## Start

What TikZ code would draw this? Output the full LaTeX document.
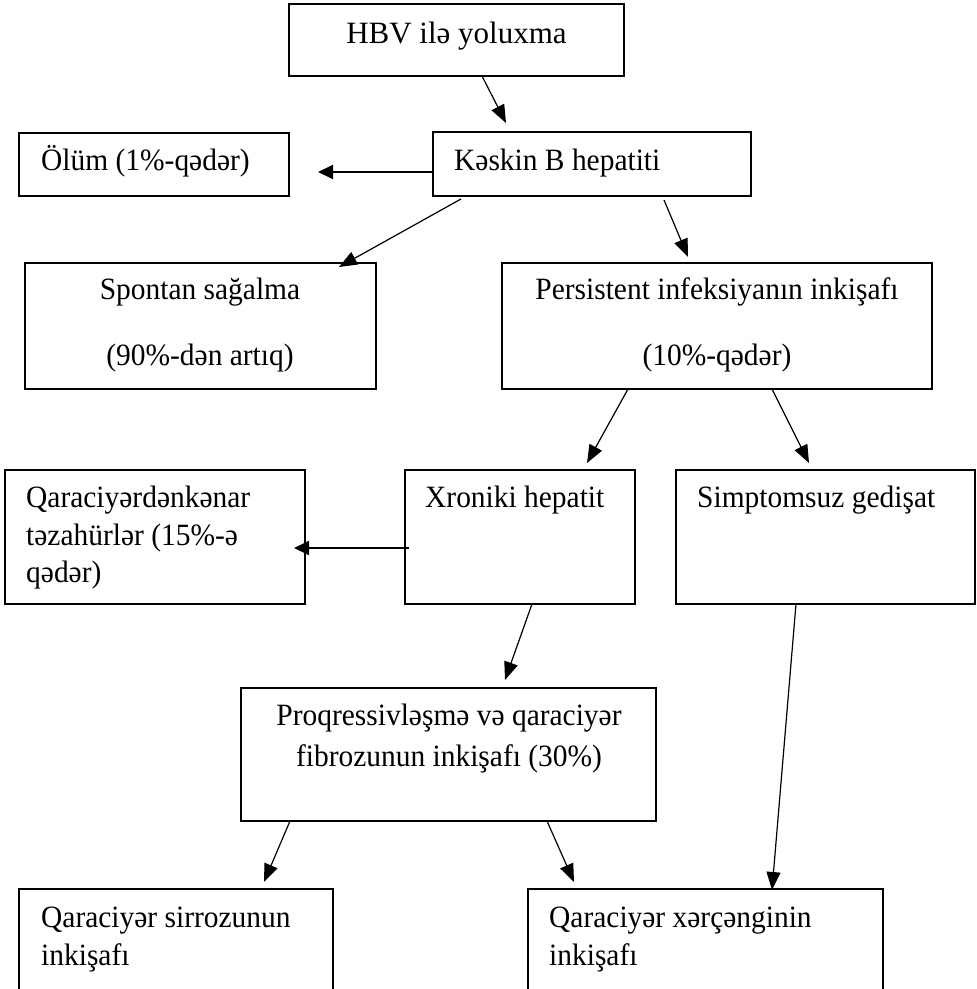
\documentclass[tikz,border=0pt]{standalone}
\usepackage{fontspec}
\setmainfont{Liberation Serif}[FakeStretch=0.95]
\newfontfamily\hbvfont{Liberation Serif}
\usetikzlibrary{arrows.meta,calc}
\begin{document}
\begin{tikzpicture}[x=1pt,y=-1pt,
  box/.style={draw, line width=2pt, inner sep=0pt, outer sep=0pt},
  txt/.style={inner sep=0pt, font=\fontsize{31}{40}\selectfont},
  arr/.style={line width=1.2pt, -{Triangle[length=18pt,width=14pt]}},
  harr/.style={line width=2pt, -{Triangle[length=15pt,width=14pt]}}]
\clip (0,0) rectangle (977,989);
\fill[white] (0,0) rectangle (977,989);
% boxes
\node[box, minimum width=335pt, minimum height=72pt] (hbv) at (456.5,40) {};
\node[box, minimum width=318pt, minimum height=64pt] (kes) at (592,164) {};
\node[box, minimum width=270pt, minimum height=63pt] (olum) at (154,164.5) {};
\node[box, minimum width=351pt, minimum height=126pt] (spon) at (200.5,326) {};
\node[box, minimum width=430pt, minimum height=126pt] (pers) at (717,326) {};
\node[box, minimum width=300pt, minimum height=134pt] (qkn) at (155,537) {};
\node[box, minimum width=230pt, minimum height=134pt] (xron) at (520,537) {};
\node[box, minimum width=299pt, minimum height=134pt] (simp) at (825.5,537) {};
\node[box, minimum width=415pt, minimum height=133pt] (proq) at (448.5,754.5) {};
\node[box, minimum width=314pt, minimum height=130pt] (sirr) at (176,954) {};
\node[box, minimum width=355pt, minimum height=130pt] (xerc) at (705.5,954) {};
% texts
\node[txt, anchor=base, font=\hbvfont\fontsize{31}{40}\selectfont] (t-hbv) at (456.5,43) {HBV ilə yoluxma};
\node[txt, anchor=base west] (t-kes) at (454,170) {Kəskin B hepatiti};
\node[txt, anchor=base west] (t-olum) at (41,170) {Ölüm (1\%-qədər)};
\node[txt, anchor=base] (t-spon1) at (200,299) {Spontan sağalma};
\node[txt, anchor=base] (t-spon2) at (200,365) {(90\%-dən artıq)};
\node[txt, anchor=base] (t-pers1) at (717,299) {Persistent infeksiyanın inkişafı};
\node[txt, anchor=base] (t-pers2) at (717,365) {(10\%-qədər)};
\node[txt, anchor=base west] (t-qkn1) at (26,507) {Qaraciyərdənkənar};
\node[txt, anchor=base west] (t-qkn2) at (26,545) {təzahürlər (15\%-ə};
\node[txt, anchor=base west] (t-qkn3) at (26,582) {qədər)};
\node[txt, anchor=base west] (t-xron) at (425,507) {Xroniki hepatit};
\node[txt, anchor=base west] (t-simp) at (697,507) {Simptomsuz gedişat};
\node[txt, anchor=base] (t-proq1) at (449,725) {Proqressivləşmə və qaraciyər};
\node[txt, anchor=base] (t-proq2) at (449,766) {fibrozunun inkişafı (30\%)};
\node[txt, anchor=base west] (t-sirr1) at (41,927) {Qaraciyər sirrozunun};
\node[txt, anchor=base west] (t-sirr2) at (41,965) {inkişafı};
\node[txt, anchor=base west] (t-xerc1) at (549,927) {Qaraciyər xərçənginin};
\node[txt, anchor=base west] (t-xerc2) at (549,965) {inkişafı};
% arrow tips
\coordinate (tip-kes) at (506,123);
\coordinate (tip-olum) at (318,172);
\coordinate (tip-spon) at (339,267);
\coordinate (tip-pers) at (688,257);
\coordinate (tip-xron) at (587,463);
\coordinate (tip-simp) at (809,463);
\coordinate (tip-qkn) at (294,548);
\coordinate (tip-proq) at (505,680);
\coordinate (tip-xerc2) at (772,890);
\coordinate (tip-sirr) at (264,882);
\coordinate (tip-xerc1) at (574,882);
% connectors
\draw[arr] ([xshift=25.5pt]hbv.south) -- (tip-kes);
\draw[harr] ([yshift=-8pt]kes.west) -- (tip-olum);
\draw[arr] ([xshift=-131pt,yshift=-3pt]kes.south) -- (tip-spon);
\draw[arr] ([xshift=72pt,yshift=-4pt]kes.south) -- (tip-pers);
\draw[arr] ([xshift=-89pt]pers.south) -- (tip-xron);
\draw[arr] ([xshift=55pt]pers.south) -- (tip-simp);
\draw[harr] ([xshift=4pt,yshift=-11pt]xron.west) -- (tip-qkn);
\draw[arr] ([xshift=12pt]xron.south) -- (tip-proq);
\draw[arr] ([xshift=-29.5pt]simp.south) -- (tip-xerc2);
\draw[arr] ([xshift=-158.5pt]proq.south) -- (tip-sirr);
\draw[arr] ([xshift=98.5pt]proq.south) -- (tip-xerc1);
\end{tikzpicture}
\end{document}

## End

» Brief
Without the pictures, write out all of the material exactly.

» Expected output
What TikZ code would draw this? Output the full LaTeX document.
\documentclass[tikz,border=0pt]{standalone}
\usepackage{fontspec}
\setmainfont{Liberation Serif}[FakeStretch=0.95]
\newfontfamily\hbvfont{Liberation Serif}
\usetikzlibrary{arrows.meta,calc}
\begin{document}
\begin{tikzpicture}[x=1pt,y=-1pt,
  box/.style={draw, line width=2pt, inner sep=0pt, outer sep=0pt},
  txt/.style={inner sep=0pt, font=\fontsize{31}{40}\selectfont},
  arr/.style={line width=1.2pt, -{Triangle[length=18pt,width=14pt]}},
  harr/.style={line width=2pt, -{Triangle[length=15pt,width=14pt]}}]
\clip (0,0) rectangle (977,989);
\fill[white] (0,0) rectangle (977,989);
% boxes
\node[box, minimum width=335pt, minimum height=72pt] (hbv) at (456.5,40) {};
\node[box, minimum width=318pt, minimum height=64pt] (kes) at (592,164) {};
\node[box, minimum width=270pt, minimum height=63pt] (olum) at (154,164.5) {};
\node[box, minimum width=351pt, minimum height=126pt] (spon) at (200.5,326) {};
\node[box, minimum width=430pt, minimum height=126pt] (pers) at (717,326) {};
\node[box, minimum width=300pt, minimum height=134pt] (qkn) at (155,537) {};
\node[box, minimum width=230pt, minimum height=134pt] (xron) at (520,537) {};
\node[box, minimum width=299pt, minimum height=134pt] (simp) at (825.5,537) {};
\node[box, minimum width=415pt, minimum height=133pt] (proq) at (448.5,754.5) {};
\node[box, minimum width=314pt, minimum height=130pt] (sirr) at (176,954) {};
\node[box, minimum width=355pt, minimum height=130pt] (xerc) at (705.5,954) {};
% texts
\node[txt, anchor=base, font=\hbvfont\fontsize{31}{40}\selectfont] (t-hbv) at (456.5,43) {HBV ilə yoluxma};
\node[txt, anchor=base west] (t-kes) at (454,170) {Kəskin B hepatiti};
\node[txt, anchor=base west] (t-olum) at (41,170) {Ölüm (1\%-qədər)};
\node[txt, anchor=base] (t-spon1) at (200,299) {Spontan sağalma};
\node[txt, anchor=base] (t-spon2) at (200,365) {(90\%-dən artıq)};
\node[txt, anchor=base] (t-pers1) at (717,299) {Persistent infeksiyanın inkişafı};
\node[txt, anchor=base] (t-pers2) at (717,365) {(10\%-qədər)};
\node[txt, anchor=base west] (t-qkn1) at (26,507) {Qaraciyərdənkənar};
\node[txt, anchor=base west] (t-qkn2) at (26,545) {təzahürlər (15\%-ə};
\node[txt, anchor=base west] (t-qkn3) at (26,582) {qədər)};
\node[txt, anchor=base west] (t-xron) at (425,507) {Xroniki hepatit};
\node[txt, anchor=base west] (t-simp) at (697,507) {Simptomsuz gedişat};
\node[txt, anchor=base] (t-proq1) at (449,725) {Proqressivləşmə və qaraciyər};
\node[txt, anchor=base] (t-proq2) at (449,766) {fibrozunun inkişafı (30\%)};
\node[txt, anchor=base west] (t-sirr1) at (41,927) {Qaraciyər sirrozunun};
\node[txt, anchor=base west] (t-sirr2) at (41,965) {inkişafı};
\node[txt, anchor=base west] (t-xerc1) at (549,927) {Qaraciyər xərçənginin};
\node[txt, anchor=base west] (t-xerc2) at (549,965) {inkişafı};
% arrow tips
\coordinate (tip-kes) at (506,123);
\coordinate (tip-olum) at (318,172);
\coordinate (tip-spon) at (339,267);
\coordinate (tip-pers) at (688,257);
\coordinate (tip-xron) at (587,463);
\coordinate (tip-simp) at (809,463);
\coordinate (tip-qkn) at (294,548);
\coordinate (tip-proq) at (505,680);
\coordinate (tip-xerc2) at (772,890);
\coordinate (tip-sirr) at (264,882);
\coordinate (tip-xerc1) at (574,882);
% connectors
\draw[arr] ([xshift=25.5pt]hbv.south) -- (tip-kes);
\draw[harr] ([yshift=-8pt]kes.west) -- (tip-olum);
\draw[arr] ([xshift=-131pt,yshift=-3pt]kes.south) -- (tip-spon);
\draw[arr] ([xshift=72pt,yshift=-4pt]kes.south) -- (tip-pers);
\draw[arr] ([xshift=-89pt]pers.south) -- (tip-xron);
\draw[arr] ([xshift=55pt]pers.south) -- (tip-simp);
\draw[harr] ([xshift=4pt,yshift=-11pt]xron.west) -- (tip-qkn);
\draw[arr] ([xshift=12pt]xron.south) -- (tip-proq);
\draw[arr] ([xshift=-29.5pt]simp.south) -- (tip-xerc2);
\draw[arr] ([xshift=-158.5pt]proq.south) -- (tip-sirr);
\draw[arr] ([xshift=98.5pt]proq.south) -- (tip-xerc1);
\end{tikzpicture}
\end{document}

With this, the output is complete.